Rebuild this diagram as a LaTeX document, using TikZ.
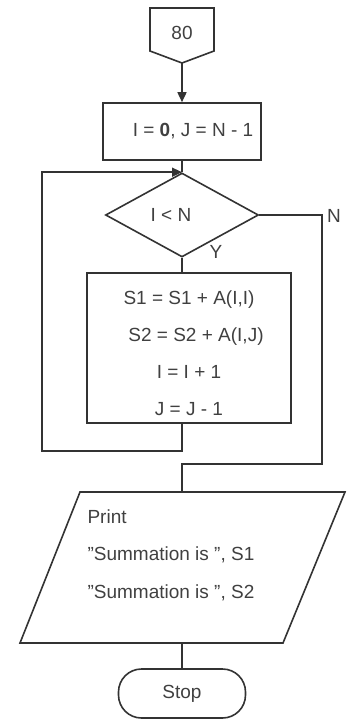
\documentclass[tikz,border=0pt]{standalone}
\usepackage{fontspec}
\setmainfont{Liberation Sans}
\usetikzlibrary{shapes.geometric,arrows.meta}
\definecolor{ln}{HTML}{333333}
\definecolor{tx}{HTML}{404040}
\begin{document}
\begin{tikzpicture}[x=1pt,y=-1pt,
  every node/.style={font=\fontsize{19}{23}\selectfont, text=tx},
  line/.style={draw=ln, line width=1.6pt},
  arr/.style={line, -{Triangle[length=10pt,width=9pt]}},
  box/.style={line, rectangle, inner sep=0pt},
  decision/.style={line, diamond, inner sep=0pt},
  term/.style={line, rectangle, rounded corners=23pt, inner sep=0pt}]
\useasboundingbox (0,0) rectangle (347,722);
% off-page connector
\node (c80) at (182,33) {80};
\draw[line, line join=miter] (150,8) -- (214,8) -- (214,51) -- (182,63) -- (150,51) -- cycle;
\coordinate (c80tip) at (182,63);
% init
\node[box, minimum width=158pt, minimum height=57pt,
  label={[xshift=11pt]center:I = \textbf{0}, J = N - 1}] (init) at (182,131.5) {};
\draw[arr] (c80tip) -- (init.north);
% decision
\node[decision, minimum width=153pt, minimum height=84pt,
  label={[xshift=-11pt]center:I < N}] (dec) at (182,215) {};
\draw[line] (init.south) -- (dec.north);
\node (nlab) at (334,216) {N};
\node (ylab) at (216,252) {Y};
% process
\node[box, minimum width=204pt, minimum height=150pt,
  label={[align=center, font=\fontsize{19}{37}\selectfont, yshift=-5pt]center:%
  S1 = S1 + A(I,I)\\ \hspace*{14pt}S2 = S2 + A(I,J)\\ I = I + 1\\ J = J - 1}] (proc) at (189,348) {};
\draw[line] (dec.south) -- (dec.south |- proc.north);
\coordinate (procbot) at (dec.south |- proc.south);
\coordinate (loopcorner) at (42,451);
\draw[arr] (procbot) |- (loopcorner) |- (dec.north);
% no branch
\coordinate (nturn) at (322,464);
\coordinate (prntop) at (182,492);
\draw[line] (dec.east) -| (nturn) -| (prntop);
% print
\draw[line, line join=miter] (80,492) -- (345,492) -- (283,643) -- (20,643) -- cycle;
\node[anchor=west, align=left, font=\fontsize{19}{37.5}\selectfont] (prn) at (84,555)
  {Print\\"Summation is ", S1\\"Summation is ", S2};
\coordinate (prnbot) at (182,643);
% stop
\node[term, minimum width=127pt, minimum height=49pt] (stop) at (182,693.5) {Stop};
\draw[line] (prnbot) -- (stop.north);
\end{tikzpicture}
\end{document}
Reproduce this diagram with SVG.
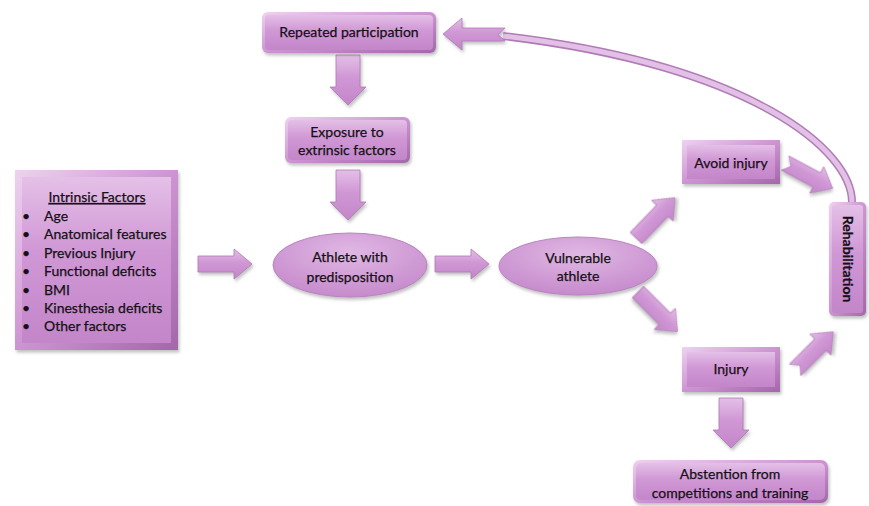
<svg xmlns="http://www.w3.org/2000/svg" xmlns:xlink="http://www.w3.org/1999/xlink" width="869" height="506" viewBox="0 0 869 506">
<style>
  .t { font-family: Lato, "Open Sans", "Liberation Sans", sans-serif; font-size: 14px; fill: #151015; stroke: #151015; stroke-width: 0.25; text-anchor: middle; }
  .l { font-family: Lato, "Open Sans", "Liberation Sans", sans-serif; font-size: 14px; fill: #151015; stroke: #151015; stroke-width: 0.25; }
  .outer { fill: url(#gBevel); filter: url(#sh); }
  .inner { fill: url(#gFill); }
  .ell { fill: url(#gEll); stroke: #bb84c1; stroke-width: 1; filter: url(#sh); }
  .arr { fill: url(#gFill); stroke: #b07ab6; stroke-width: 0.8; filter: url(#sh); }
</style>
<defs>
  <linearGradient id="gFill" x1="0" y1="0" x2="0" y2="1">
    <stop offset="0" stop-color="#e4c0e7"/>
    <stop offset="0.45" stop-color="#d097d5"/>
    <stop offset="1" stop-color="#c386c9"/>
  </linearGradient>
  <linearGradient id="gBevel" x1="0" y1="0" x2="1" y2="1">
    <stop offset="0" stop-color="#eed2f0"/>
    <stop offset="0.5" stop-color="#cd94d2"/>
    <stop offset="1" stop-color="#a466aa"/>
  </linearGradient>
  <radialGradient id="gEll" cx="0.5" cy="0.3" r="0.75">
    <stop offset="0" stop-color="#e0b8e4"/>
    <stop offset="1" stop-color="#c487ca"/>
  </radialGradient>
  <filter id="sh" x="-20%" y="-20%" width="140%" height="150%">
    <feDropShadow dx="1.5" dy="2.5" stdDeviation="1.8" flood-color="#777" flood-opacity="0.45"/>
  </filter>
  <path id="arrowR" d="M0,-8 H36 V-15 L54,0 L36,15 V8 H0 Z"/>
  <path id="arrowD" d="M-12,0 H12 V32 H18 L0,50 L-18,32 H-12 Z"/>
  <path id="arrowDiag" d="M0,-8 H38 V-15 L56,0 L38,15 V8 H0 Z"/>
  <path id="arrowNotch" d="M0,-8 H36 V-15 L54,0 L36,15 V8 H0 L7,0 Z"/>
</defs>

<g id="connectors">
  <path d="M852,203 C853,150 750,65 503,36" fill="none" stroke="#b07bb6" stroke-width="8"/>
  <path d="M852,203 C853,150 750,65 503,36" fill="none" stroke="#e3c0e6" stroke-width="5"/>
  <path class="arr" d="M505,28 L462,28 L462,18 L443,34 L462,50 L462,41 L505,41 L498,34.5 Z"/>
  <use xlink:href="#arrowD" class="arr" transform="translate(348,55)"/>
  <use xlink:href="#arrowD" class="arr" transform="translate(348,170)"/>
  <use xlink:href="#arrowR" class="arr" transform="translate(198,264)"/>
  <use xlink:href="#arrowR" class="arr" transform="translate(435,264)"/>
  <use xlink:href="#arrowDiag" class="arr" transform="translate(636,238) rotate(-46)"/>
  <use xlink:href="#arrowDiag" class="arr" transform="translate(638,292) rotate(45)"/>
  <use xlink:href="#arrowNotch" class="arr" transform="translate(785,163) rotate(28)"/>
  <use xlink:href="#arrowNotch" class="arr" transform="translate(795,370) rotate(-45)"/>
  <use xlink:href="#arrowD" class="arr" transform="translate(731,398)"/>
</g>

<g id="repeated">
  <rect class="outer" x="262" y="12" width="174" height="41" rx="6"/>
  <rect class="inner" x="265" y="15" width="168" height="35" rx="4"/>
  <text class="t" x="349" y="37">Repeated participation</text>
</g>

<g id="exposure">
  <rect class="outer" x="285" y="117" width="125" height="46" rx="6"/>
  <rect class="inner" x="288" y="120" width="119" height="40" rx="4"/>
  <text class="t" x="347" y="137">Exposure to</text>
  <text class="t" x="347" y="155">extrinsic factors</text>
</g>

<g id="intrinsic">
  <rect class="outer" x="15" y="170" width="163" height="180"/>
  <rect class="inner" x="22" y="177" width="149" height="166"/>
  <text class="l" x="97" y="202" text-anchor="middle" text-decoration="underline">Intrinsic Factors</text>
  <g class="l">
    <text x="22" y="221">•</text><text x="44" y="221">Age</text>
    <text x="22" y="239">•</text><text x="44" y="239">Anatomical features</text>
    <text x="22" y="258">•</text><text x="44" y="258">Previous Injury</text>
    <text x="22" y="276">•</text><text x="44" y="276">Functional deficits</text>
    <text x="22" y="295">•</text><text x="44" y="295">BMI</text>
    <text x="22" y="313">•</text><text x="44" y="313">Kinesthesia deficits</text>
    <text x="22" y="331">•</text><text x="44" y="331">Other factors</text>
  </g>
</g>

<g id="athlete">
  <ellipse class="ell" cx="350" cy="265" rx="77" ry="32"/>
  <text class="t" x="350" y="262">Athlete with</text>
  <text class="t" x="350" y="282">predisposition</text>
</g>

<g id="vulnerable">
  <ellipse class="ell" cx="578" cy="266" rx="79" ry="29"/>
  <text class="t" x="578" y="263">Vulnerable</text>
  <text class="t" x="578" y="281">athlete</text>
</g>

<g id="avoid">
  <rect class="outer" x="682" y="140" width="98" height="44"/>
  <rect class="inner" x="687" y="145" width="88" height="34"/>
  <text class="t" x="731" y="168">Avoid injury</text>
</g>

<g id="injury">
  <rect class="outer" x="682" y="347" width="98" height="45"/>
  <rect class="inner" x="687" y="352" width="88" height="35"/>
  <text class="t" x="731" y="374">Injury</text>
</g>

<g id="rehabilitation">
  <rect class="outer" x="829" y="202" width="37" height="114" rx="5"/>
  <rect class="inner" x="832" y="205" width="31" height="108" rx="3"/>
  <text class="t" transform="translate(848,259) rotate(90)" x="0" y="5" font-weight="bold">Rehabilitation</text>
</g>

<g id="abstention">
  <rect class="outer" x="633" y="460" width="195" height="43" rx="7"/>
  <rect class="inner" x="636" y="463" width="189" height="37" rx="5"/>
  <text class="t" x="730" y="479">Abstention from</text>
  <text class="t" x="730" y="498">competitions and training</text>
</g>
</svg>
* * *
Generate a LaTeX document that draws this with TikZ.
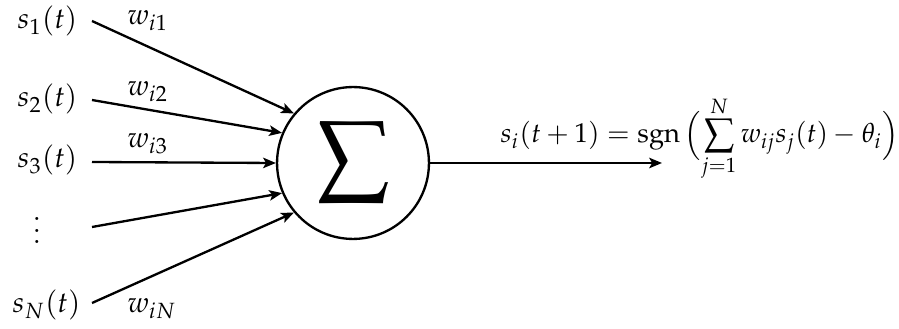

> **Instructions to follow**
Go through the listing above and return every line where the word "diagram" occurs.

> **Exercise output**
Rebuild this diagram as a LaTeX document, using TikZ.
Reproduce this diagram with SVG.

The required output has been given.